INP-WealthPk

Pakistan needs to fix structural issues in economy for sustainable growth

September 30, 2024

Ayesha Saba

The current account surplus for August 2024 is a positive sign, but it is a short-lived

relief unless deep structural issues in the economy are fixed to enhance export competitiveness and create a more conducive environment for investment.  “The revival of financial inflows from both the friends of Pakistan and multilateral and bilateral lenders has been crucial in building the State Bank of Pakistan’s foreign reserves. This not only strengthens our external position but also provides a buffer against potential economic shocks,” said Dr Eatzaz Ahmed, a former SBP memorial chairperson. Talking to WealthPK, he pointed out that inflows, including loans, foreign direct investment, and other financial instruments, had contributed to shoring up reserves, which are vital for meeting external obligations and stabilising the exchange rate.

“While the August current account surplus has provided optimism, financial inflows alone are not enough to ensure long-term stability,” Ahmed cautioned, and maintained that without deeper reforms, Pakistan risked relying too heavily on temporary financial inflows, which were vulnerable to external conditions. “The government must use this window of opportunity to implement policies that promote productivity and competitiveness in key sectors,” he underscored. He said that Pakistan’s external debt obligations were still high, and the country remained vulnerable to external shocks, particularly in energy and food prices. “Additionally, political instability could undermine investor confidence, which is crucial for long-term economic stability.”
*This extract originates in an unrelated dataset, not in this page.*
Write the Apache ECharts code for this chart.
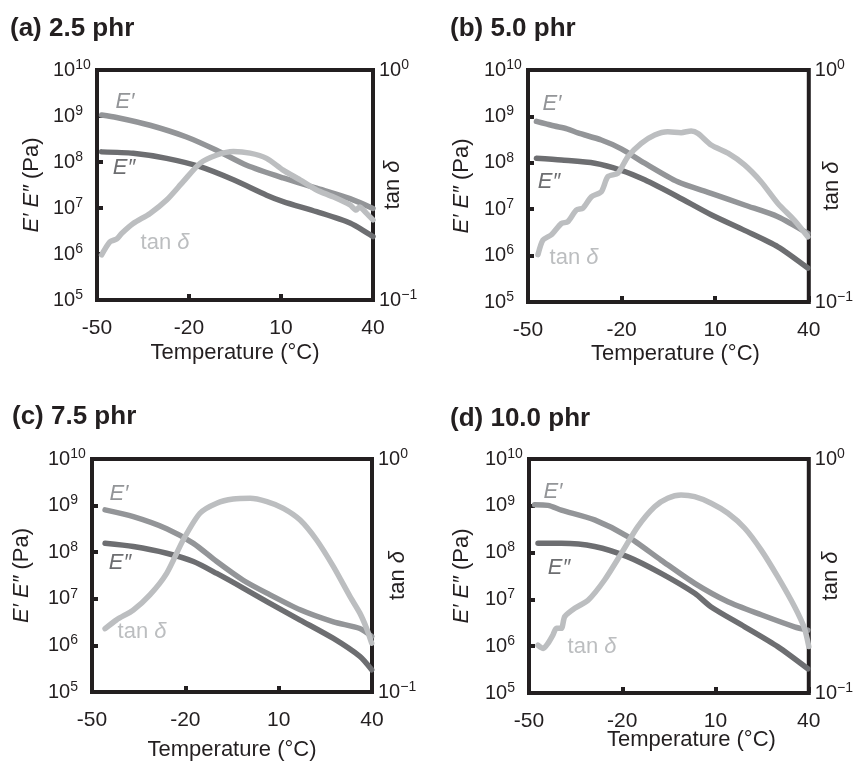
<!DOCTYPE html>
<html>
<head>
<meta charset="utf-8">
<script src="https://cdn.jsdelivr.net/npm/echarts@6/dist/echarts.min.js"></script>
<style>
  html, body { margin: 0; padding: 0; background: #ffffff; }
  #chart { width: 856px; height: 767px; }
</style>
</head>
<body>
<div id="chart"></div>
<script>
// Dynamic mechanical analysis: storage modulus E', loss modulus E'' and tan delta
// versus temperature for four filler loadings.
const panelTitles = ['(a) 2.5 phr', '(b) 5.0 phr', '(c) 7.5 phr', '(d) 10.0 phr'];
const xTickValues = [-50, -20, 10, 40];
const modulusRange = [1e5, 1e10];
const tanRange = [0.1, 1];

// [temperature °C, E' Pa]
const storage25 = [[-48.5, 1.05e9], [-43.6, 9.3e8], [-32.7, 6.3e8], [-20.8, 3.5e8], [-11.0, 1.8e8], [-1.2, 8.5e7], [10.7, 4.5e7], [21.6, 2.7e7], [32.5, 1.6e7], [40, 9.8e6]];
const loss25 = [[-48.5, 1.66e8], [-38.2, 1.55e8], [-27.3, 1.2e8], [-16.4, 7.9e7], [-5.5, 4.1e7], [5.3, 1.9e7], [10.7, 1.38e7], [21.6, 8.3e6], [32.5, 4.7e6], [40, 2.4e6]];
const tan25 = [[-48.5, 0.157], [-45.8, 0.179], [-43.6, 0.184], [-41.9, 0.195], [-38.2, 0.215], [-32.7, 0.238], [-27.3, 0.272], [-21.9, 0.327], [-16.4, 0.393], [-10.9, 0.427], [-5.5, 0.442], [-0.1, 0.435], [5.3, 0.413], [10.7, 0.367], [16.2, 0.333], [21.6, 0.301], [27.0, 0.281], [32.5, 0.259], [34.5, 0.246], [35.6, 0.254], [37.9, 0.238], [40, 0.223]];

const storage50 = [[-47.3, 7.8e8], [-44.2, 6.9e8], [-41.5, 6.2e8], [-37.5, 5.4e8], [-34.0, 4.4e8], [-26.5, 3.1e8], [-20.1, 2.0e8], [-12.6, 9.8e7], [-2.0, 3.9e7], [8.7, 2.2e7], [19.4, 1.23e7], [30.1, 6.9e6], [39.7, 3.0e6]];
const loss50 = [[-47.3, 1.26e8], [-39.3, 1.15e8], [-28.6, 9.8e7], [-20.1, 6.9e7], [-12.6, 4.3e7], [-2.0, 1.86e7], [8.7, 7.6e6], [19.4, 3.5e6], [30.1, 1.55e6], [39.7, 5.4e5]];
const tan50 = [[-46.8, 0.160], [-45.2, 0.185], [-42.5, 0.195], [-39.3, 0.218], [-37.2, 0.222], [-34.5, 0.249], [-32.4, 0.254], [-29.7, 0.284], [-26.5, 0.299], [-24.4, 0.347], [-21.2, 0.359], [-18.0, 0.423], [-13.7, 0.483], [-9.4, 0.525], [-5.2, 0.542], [-0.9, 0.537], [2.3, 0.546], [4.5, 0.533], [8.7, 0.475], [14.1, 0.438], [19.4, 0.390], [24.7, 0.330], [30.1, 0.266], [35.4, 0.225], [39.7, 0.191]];

const storage75 = [[-45.8, 8.1e8], [-36.7, 5.8e8], [-26.0, 3.2e8], [-17.4, 1.55e8], [-9.9, 6.3e7], [-1.4, 2.5e7], [6.2, 1.32e7], [16.9, 5.8e6], [27.6, 3.2e6], [36.1, 2.3e6], [39.9, 1.55e6]];
const loss75 = [[-45.8, 1.55e8], [-36.7, 1.32e8], [-26.0, 9.5e7], [-17.4, 6.3e7], [-9.9, 3.5e7], [-1.4, 1.7e7], [6.2, 8.7e6], [16.9, 3.5e6], [27.6, 1.41e6], [36.1, 5.8e5], [39.9, 3.0e5]];
const tan75 = [[-45.8, 0.187], [-42.1, 0.204], [-36.7, 0.225], [-31.4, 0.261], [-26.0, 0.323], [-20.7, 0.449], [-15.3, 0.585], [-9.9, 0.646], [-4.6, 0.673], [0.8, 0.678], [6.2, 0.656], [11.5, 0.614], [16.9, 0.547], [22.2, 0.449], [27.6, 0.345], [33.0, 0.256], [36.1, 0.218], [38.3, 0.187], [39.9, 0.162]];

const storage100 = [[-48.2, 1.05e9], [-43.9, 1.02e9], [-39.6, 8.1e8], [-28.9, 5.0e8], [-18.2, 2.2e8], [-7.5, 6.9e7], [3.3, 2.2e7], [14.0, 8.9e6], [24.7, 4.7e6], [35.4, 2.6e6], [39.7, 2.2e6]];
const loss100 = [[-47.1, 1.58e8], [-39.6, 1.58e8], [-28.9, 1.35e8], [-18.2, 8.1e7], [-7.5, 3.6e7], [3.3, 1.35e7], [8.6, 6.9e6], [19.4, 2.6e6], [30.0, 9.8e5], [39.7, 3.3e5]];
const tan100 = [[-47.1, 0.160], [-45.4, 0.155], [-43.9, 0.163], [-42.3, 0.177], [-41.2, 0.189], [-39.6, 0.189], [-38.5, 0.212], [-35.3, 0.230], [-31.0, 0.249], [-25.7, 0.304], [-20.3, 0.395], [-15.0, 0.514], [-9.6, 0.625], [-5.4, 0.679], [-1.1, 0.701], [3.3, 0.690], [8.6, 0.647], [14.0, 0.586], [19.4, 0.506], [24.7, 0.408], [30.0, 0.314], [35.4, 0.234], [38.6, 0.189], [40, 0.158]];

const panelData = [
  [storage25, loss25, tan25],
  [storage50, loss50, tan50],
  [storage75, loss75, tan75],
  [storage100, loss100, tan100]
];

const FONT = '"Liberation Sans", Arial, Helvetica, sans-serif';
const INK = '#231f20';
const colStorage = '#939598';
const colLoss = '#6d6e71';
const colTan = '#bcbec0';

// plot rectangles and label offsets for the 2x2 arrangement
const panels = [
  { left: 97, top: 70, width: 276, height: 230, yGap: 54, rGap: 9, xGap: 42, xShift: 0, title: [10, 29],
    marks: { sp: [125, 102], lo: [124, 168], tn: [165, 243] } },
  { left: 528, top: 70, width: 281, height: 232, yGap: 55, rGap: 12, xGap: 41, xShift: 14, title: [450, 29],
    marks: { sp: [552, 104], lo: [549, 182], tn: [574, 258] } },
  { left: 92, top: 459, width: 280, height: 233, yGap: 59, rGap: 15, xGap: 47, xShift: 0, title: [12, 417],
    marks: { sp: [119, 494], lo: [120, 563], tn: [142, 632] } },
  { left: 529, top: 459, width: 280, height: 234, yGap: 56, rGap: 11, xGap: 36, xShift: 45, title: [450, 419],
    marks: { sp: [553, 492], lo: [559, 568], tn: [592, 647] } }
];

function powerLabel(v) {
  const e = Math.round(Math.log10(v));
  if (Math.abs(Math.log10(v) - e) > 1e-6) return '';
  const s = e < 0 ? '\u2212' + (-e) : String(e);
  return '{b|10}{s|' + s + '}';
}
const powerRich = {
  b: { fontSize: 20, lineHeight: 24, fontFamily: FONT, color: INK },
  s: { fontSize: 14, lineHeight: 12, verticalAlign: 'top', fontFamily: FONT, color: INK }
};

const grids = [], xAxes = [], yAxes = [], series = [], graphics = [];

panels.forEach((p, i) => {
  grids.push({ left: p.left, top: p.top, width: p.width, height: p.height,
    show: true, borderColor: INK, borderWidth: 4, backgroundColor: 'transparent', containLabel: false });

  xAxes.push({
    type: 'value', gridIndex: i, min: xTickValues[0], max: xTickValues[xTickValues.length - 1], interval: 30,
    axisLine: { show: false, onZero: false },
    axisTick: { show: true, inside: true, length: 6, lineStyle: { color: INK, width: 4 } },
    splitLine: { show: false },
    axisLabel: { fontSize: 21, fontFamily: FONT, color: INK, margin: 18 },
    name: 'Temperature (°C)', nameLocation: 'middle', nameGap: p.xGap, nameMoveOverlap: false,
    nameTextStyle: { fontSize: 22, fontFamily: FONT, color: INK, padding: [0, 0, 0, p.xShift] }
  });

  yAxes.push({
    type: 'log', logBase: 10, gridIndex: i, position: 'left', min: modulusRange[0], max: modulusRange[1], interval: 1,
    axisLine: { show: false, onZero: false },
    axisTick: { show: true, inside: true, length: 6, lineStyle: { color: INK, width: 4 } },
    splitLine: { show: false },
    axisLabel: { formatter: powerLabel, rich: powerRich, align: 'left', margin: 44 },
    name: '{i|E\u2032} {i|E\u2033} (Pa)', nameLocation: 'middle', nameGap: p.yGap, nameRotate: 90, nameMoveOverlap: false,
    nameTextStyle: { fontSize: 22, fontFamily: FONT, color: INK,
      rich: { i: { fontStyle: 'italic', fontSize: 22, fontFamily: FONT, color: INK } } }
  });

  yAxes.push({
    type: 'log', logBase: 10, gridIndex: i, position: 'right', min: tanRange[0], max: tanRange[1], interval: 1,
    axisLine: { show: false, onZero: false },
    axisTick: { show: false },
    splitLine: { show: false },
    axisLabel: { formatter: powerLabel, rich: powerRich, align: 'left', margin: 6 },
    name: 'tan {i|\u03b4}', nameLocation: 'middle', nameGap: p.rGap, nameRotate: 90, nameMoveOverlap: false,
    nameTextStyle: { fontSize: 22, fontFamily: FONT, color: INK,
      rich: { i: { fontStyle: 'italic', fontSize: 22, fontFamily: FONT, color: INK } } }
  });

  const [sp, lo, tn] = panelData[i];
  const common = { type: 'line', xAxisIndex: i, showSymbol: false, symbol: 'none', smooth: 0.25, animation: false };
  series.push(Object.assign({}, common, { name: 'E\u2032', yAxisIndex: 2 * i, data: sp,
    lineStyle: { color: colStorage, width: 5.5, cap: 'round', join: 'round' }, z: 3 }));
  series.push(Object.assign({}, common, { name: 'E\u2033', yAxisIndex: 2 * i, data: lo,
    lineStyle: { color: colLoss, width: 5.5, cap: 'round', join: 'round' }, z: 3 }));
  series.push(Object.assign({}, common, { name: 'tan \u03b4', yAxisIndex: 2 * i + 1, data: tn,
    lineStyle: { color: colTan, width: 5.5, cap: 'round', join: 'round' }, z: 4 }));

  graphics.push({ type: 'text', x: p.title[0], y: p.title[1],
    style: { text: panelTitles[i], font: 'bold 26px ' + FONT, fill: INK, textAlign: 'left', textVerticalAlign: 'middle' } });
  graphics.push({ type: 'text', x: p.marks.sp[0], y: p.marks.sp[1],
    style: { text: 'E\u2032', font: 'italic 22px ' + FONT, fill: colStorage, textAlign: 'center', textVerticalAlign: 'middle' } });
  graphics.push({ type: 'text', x: p.marks.lo[0], y: p.marks.lo[1],
    style: { text: 'E\u2033', font: 'italic 22px ' + FONT, fill: colLoss, textAlign: 'center', textVerticalAlign: 'middle' } });
  graphics.push({ type: 'text', x: p.marks.tn[0], y: p.marks.tn[1],
    style: { text: 'tan {i|\u03b4}', font: '22px ' + FONT, fill: colTan, textAlign: 'center', textVerticalAlign: 'middle',
      rich: { i: { fontStyle: 'italic', fontSize: 22, fontFamily: FONT, fill: colTan } } } });
});

const chart = echarts.init(document.getElementById('chart'), null, { renderer: 'canvas' });
chart.setOption({
  animation: false,
  backgroundColor: '#ffffff',
  grid: grids,
  xAxis: xAxes,
  yAxis: yAxes,
  series: series,
  graphic: graphics
});
</script>
</body>
</html>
Ahmed said that achieving a surplus was encouraging, but Pakistan must take proactive steps to maintain economic resilience in the face of future external shocks. He also pointed to the recent 200 basis point cut in the policy rate by the SBP, which is expected to stimulate domestic investment and support industrial output. However, he cautioned that this must be supported by fiscal discipline and strategic investments in infrastructure to ensure sustainable growth. After three consecutive current account deficits, Pakistan reverted to a current account surplus of $75 million in August 2024. During 2MFY25, the current account stood at a deficit of $171 million, down 81% YoY.